EXERCISE
Quote the records beneath, complete and exact. Leave out images.

THE DATA
------------------------

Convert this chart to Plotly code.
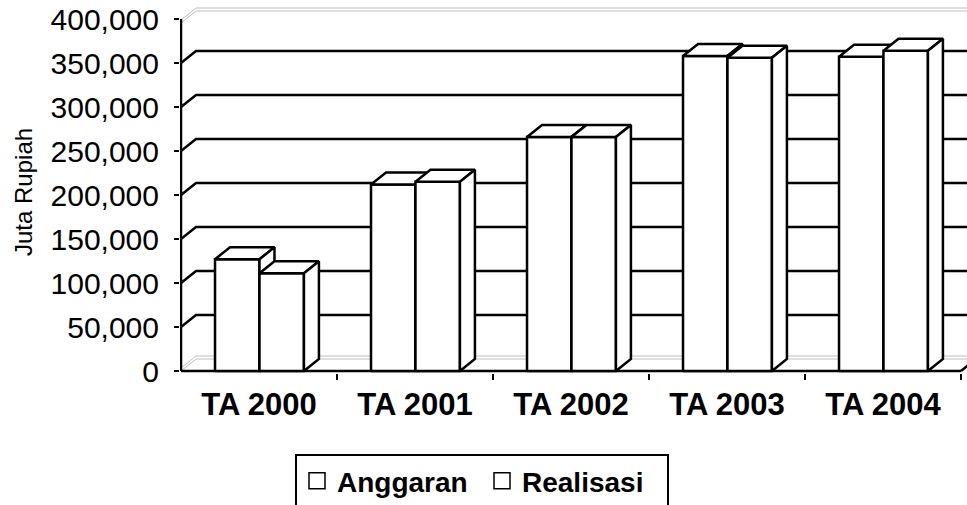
import plotly.graph_objects as go

# ---- data ----
categories = ["TA 2000", "TA 2001", "TA 2002", "TA 2003", "TA 2004"]
anggaran = [127000, 212000, 266000, 358000, 357000]
realisasi = [111000, 215000, 266000, 356000, 364000]
series_names = ["Anggaran", "Realisasi"]
y_ticks = [0, 50000, 100000, 150000, 200000, 250000, 300000, 350000, 400000]
y_ticktext = ["0", "50,000", "100,000", "150,000", "200,000", "250,000", "300,000", "350,000", "400,000"]

# ---- geometry / style ----
W, H = 967, 505
ML, MR, MT, MB = 180, 0, 5, 132
PX_X = 156.0          # px per category unit
PX_Y = 0.00088        # px per value unit
x_lo = -0.5 - 1.0 / PX_X
x_hi = x_lo + (W - ML - MR) / PX_X
y_lo = -2.0 / PX_Y
y_hi = y_lo + (H - MT - MB) / PX_Y
DX = 15.0 / PX_X      # 3D depth offset (x)
DY = 12.0 / PX_Y      # 3D depth offset (y)
LW = 2.5
BAR_W = 0.285
offsets = [-0.282, 0.003]
FONT = "Liberation Sans, Arial, sans-serif"

fig = go.Figure()

def line_trace(xs, ys, color="black", width=LW):
    fig.add_trace(go.Scatter(x=xs, y=ys, mode="lines", line=dict(color=color, width=width),
                             hoverinfo="skip", showlegend=False))

def poly(xs, ys):
    fig.add_trace(go.Scatter(x=xs, y=ys, mode="lines", fill="toself", fillcolor="white",
                             line=dict(color="black", width=LW), hoverinfo="skip",
                             showlegend=False))

left = -0.5
right_end = x_hi + 0.5
gray = "#c0c0c0"

# back wall gridlines with diagonal connectors
for v in y_ticks[1:-1]:
    line_trace([left, left + DX, right_end], [v, v + DY, v + DY])

# top edge of back wall (gray, double)
top = y_ticks[-1]
for off in (1.0 / PX_Y, 4.0 / PX_Y):
    line_trace([left, left + DX, right_end], [top - off, top + DY - off, top + DY - off], color=gray, width=1)
# floor back edge (gray, double)
for off in (0, 3.0 / PX_Y):
    line_trace([left, left + DX, right_end], [off, DY + off, DY + off], color=gray, width=1)

# front axes
line_trace([left, left], [0, top])
line_trace([left, len(categories) - 0.5], [0, 0])
line_trace([len(categories) - 0.5, len(categories) - 0.5 + DX], [0, DY])

# 3D bars
for i in range(len(categories)):
    for s, vals in enumerate([anggaran, realisasi]):
        v = vals[i]
        x0 = i + offsets[s]
        x1 = x0 + BAR_W
        poly([x0, x1, x1, x0, x0], [0, 0, v, v, 0])
        poly([x0, x1, x1 + DX, x0 + DX, x0], [v, v, v + DY, v + DY, v])
        poly([x1, x1 + DX, x1 + DX, x1, x1], [0, DY, v + DY, v, 0])

# legend entries
for name in series_names:
    fig.add_trace(go.Scatter(x=[None], y=[None], mode="markers", name=name,
                             marker=dict(symbol="square", size=16, color="white",
                                         line=dict(color="black", width=1.5))))

fig.update_layout(
    width=W, height=H,
    margin=dict(l=ML, r=MR, t=MT, b=MB, autoexpand=False),
    plot_bgcolor="white", paper_bgcolor="white",
    font=dict(family=FONT, color="black"),
    showlegend=True,
    legend=dict(orientation="h", xref="container", yref="container",
                x=482 / W, xanchor="center",
                y=1 - 454 / H, yanchor="top",
                bordercolor="black", borderwidth=2,
                font=dict(size=28, family=FONT, color="black", weight="bold"),
                entrywidth=140, entrywidthmode="pixels", tracegroupgap=0),
    xaxis=dict(range=[x_lo, x_hi], showgrid=False, zeroline=False, showline=False,
               automargin=False,
               tickmode="array", tickvals=list(range(len(categories))), ticktext=categories,
               ticks="", tickfont=dict(size=31, family=FONT, color="black", weight="bold"),
               ticklabelstandoff=10,
               minor=dict(tickmode="array", tickvals=[i + 0.5 for i in range(len(categories))],
                          ticks="outside", ticklen=6, tickwidth=2, tickcolor="black"),
               fixedrange=True),
    yaxis=dict(range=[y_lo, y_hi], showgrid=False, zeroline=False, showline=False,
               automargin=False,
               tickmode="array", tickvals=y_ticks, ticktext=y_ticktext,
               ticks="outside", ticklen=5, tickwidth=2, tickcolor="black",
               tickfont=dict(size=30, family=FONT, color="black"),
               ticklabeloverflow="allow",
               ticklabelstandoff=9, fixedrange=True),
    annotations=[dict(text="Juta Rupiah", textangle=-90, xref="paper", yref="paper",
                      x=(23 - ML) / (W - ML - MR),
                      y=(H - MB - 192) / (H - MT - MB),
                      xanchor="center", yanchor="middle",
                      showarrow=False, font=dict(size=24, family=FONT, color="black"))],
)

# remove the default page margin so the figure sits at the window's top-left corner
fig.write_html("out.html", config={"displayModeBar": False},
               post_script="document.body.style.margin='0px';")
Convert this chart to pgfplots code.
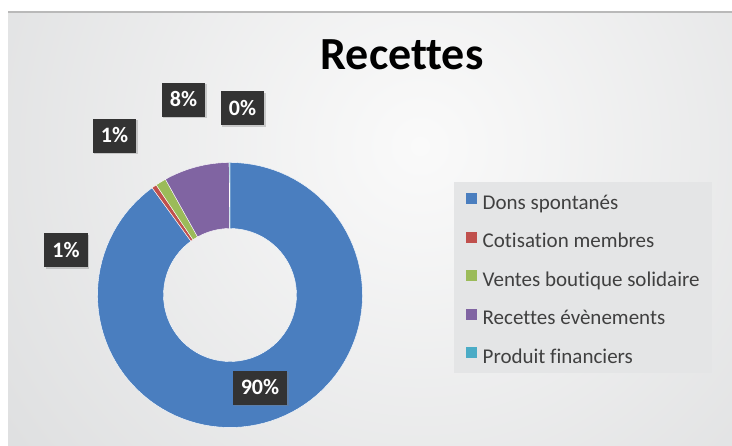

------------------------

ANSWER
Convert this chart to Plotly code.
import plotly.graph_objects as go

# ---- data ----
categories = ["TA 2000", "TA 2001", "TA 2002", "TA 2003", "TA 2004"]
anggaran = [127000, 212000, 266000, 358000, 357000]
realisasi = [111000, 215000, 266000, 356000, 364000]
series_names = ["Anggaran", "Realisasi"]
y_ticks = [0, 50000, 100000, 150000, 200000, 250000, 300000, 350000, 400000]
y_ticktext = ["0", "50,000", "100,000", "150,000", "200,000", "250,000", "300,000", "350,000", "400,000"]

# ---- geometry / style ----
W, H = 967, 505
ML, MR, MT, MB = 180, 0, 5, 132
PX_X = 156.0          # px per category unit
PX_Y = 0.00088        # px per value unit
x_lo = -0.5 - 1.0 / PX_X
x_hi = x_lo + (W - ML - MR) / PX_X
y_lo = -2.0 / PX_Y
y_hi = y_lo + (H - MT - MB) / PX_Y
DX = 15.0 / PX_X      # 3D depth offset (x)
DY = 12.0 / PX_Y      # 3D depth offset (y)
LW = 2.5
BAR_W = 0.285
offsets = [-0.282, 0.003]
FONT = "Liberation Sans, Arial, sans-serif"

fig = go.Figure()

def line_trace(xs, ys, color="black", width=LW):
    fig.add_trace(go.Scatter(x=xs, y=ys, mode="lines", line=dict(color=color, width=width),
                             hoverinfo="skip", showlegend=False))

def poly(xs, ys):
    fig.add_trace(go.Scatter(x=xs, y=ys, mode="lines", fill="toself", fillcolor="white",
                             line=dict(color="black", width=LW), hoverinfo="skip",
                             showlegend=False))

left = -0.5
right_end = x_hi + 0.5
gray = "#c0c0c0"

# back wall gridlines with diagonal connectors
for v in y_ticks[1:-1]:
    line_trace([left, left + DX, right_end], [v, v + DY, v + DY])

# top edge of back wall (gray, double)
top = y_ticks[-1]
for off in (1.0 / PX_Y, 4.0 / PX_Y):
    line_trace([left, left + DX, right_end], [top - off, top + DY - off, top + DY - off], color=gray, width=1)
# floor back edge (gray, double)
for off in (0, 3.0 / PX_Y):
    line_trace([left, left + DX, right_end], [off, DY + off, DY + off], color=gray, width=1)

# front axes
line_trace([left, left], [0, top])
line_trace([left, len(categories) - 0.5], [0, 0])
line_trace([len(categories) - 0.5, len(categories) - 0.5 + DX], [0, DY])

# 3D bars
for i in range(len(categories)):
    for s, vals in enumerate([anggaran, realisasi]):
        v = vals[i]
        x0 = i + offsets[s]
        x1 = x0 + BAR_W
        poly([x0, x1, x1, x0, x0], [0, 0, v, v, 0])
        poly([x0, x1, x1 + DX, x0 + DX, x0], [v, v, v + DY, v + DY, v])
        poly([x1, x1 + DX, x1 + DX, x1, x1], [0, DY, v + DY, v, 0])

# legend entries
for name in series_names:
    fig.add_trace(go.Scatter(x=[None], y=[None], mode="markers", name=name,
                             marker=dict(symbol="square", size=16, color="white",
                                         line=dict(color="black", width=1.5))))

fig.update_layout(
    width=W, height=H,
    margin=dict(l=ML, r=MR, t=MT, b=MB, autoexpand=False),
    plot_bgcolor="white", paper_bgcolor="white",
    font=dict(family=FONT, color="black"),
    showlegend=True,
    legend=dict(orientation="h", xref="container", yref="container",
                x=482 / W, xanchor="center",
                y=1 - 454 / H, yanchor="top",
                bordercolor="black", borderwidth=2,
                font=dict(size=28, family=FONT, color="black", weight="bold"),
                entrywidth=140, entrywidthmode="pixels", tracegroupgap=0),
    xaxis=dict(range=[x_lo, x_hi], showgrid=False, zeroline=False, showline=False,
               automargin=False,
               tickmode="array", tickvals=list(range(len(categories))), ticktext=categories,
               ticks="", tickfont=dict(size=31, family=FONT, color="black", weight="bold"),
               ticklabelstandoff=10,
               minor=dict(tickmode="array", tickvals=[i + 0.5 for i in range(len(categories))],
                          ticks="outside", ticklen=6, tickwidth=2, tickcolor="black"),
               fixedrange=True),
    yaxis=dict(range=[y_lo, y_hi], showgrid=False, zeroline=False, showline=False,
               automargin=False,
               tickmode="array", tickvals=y_ticks, ticktext=y_ticktext,
               ticks="outside", ticklen=5, tickwidth=2, tickcolor="black",
               tickfont=dict(size=30, family=FONT, color="black"),
               ticklabeloverflow="allow",
               ticklabelstandoff=9, fixedrange=True),
    annotations=[dict(text="Juta Rupiah", textangle=-90, xref="paper", yref="paper",
                      x=(23 - ML) / (W - ML - MR),
                      y=(H - MB - 192) / (H - MT - MB),
                      xanchor="center", yanchor="middle",
                      showarrow=False, font=dict(size=24, family=FONT, color="black"))],
)

# remove the default page margin so the figure sits at the window's top-left corner
fig.write_html("out.html", config={"displayModeBar": False},
               post_script="document.body.style.margin='0px';")
Convert this chart to pgfplots code.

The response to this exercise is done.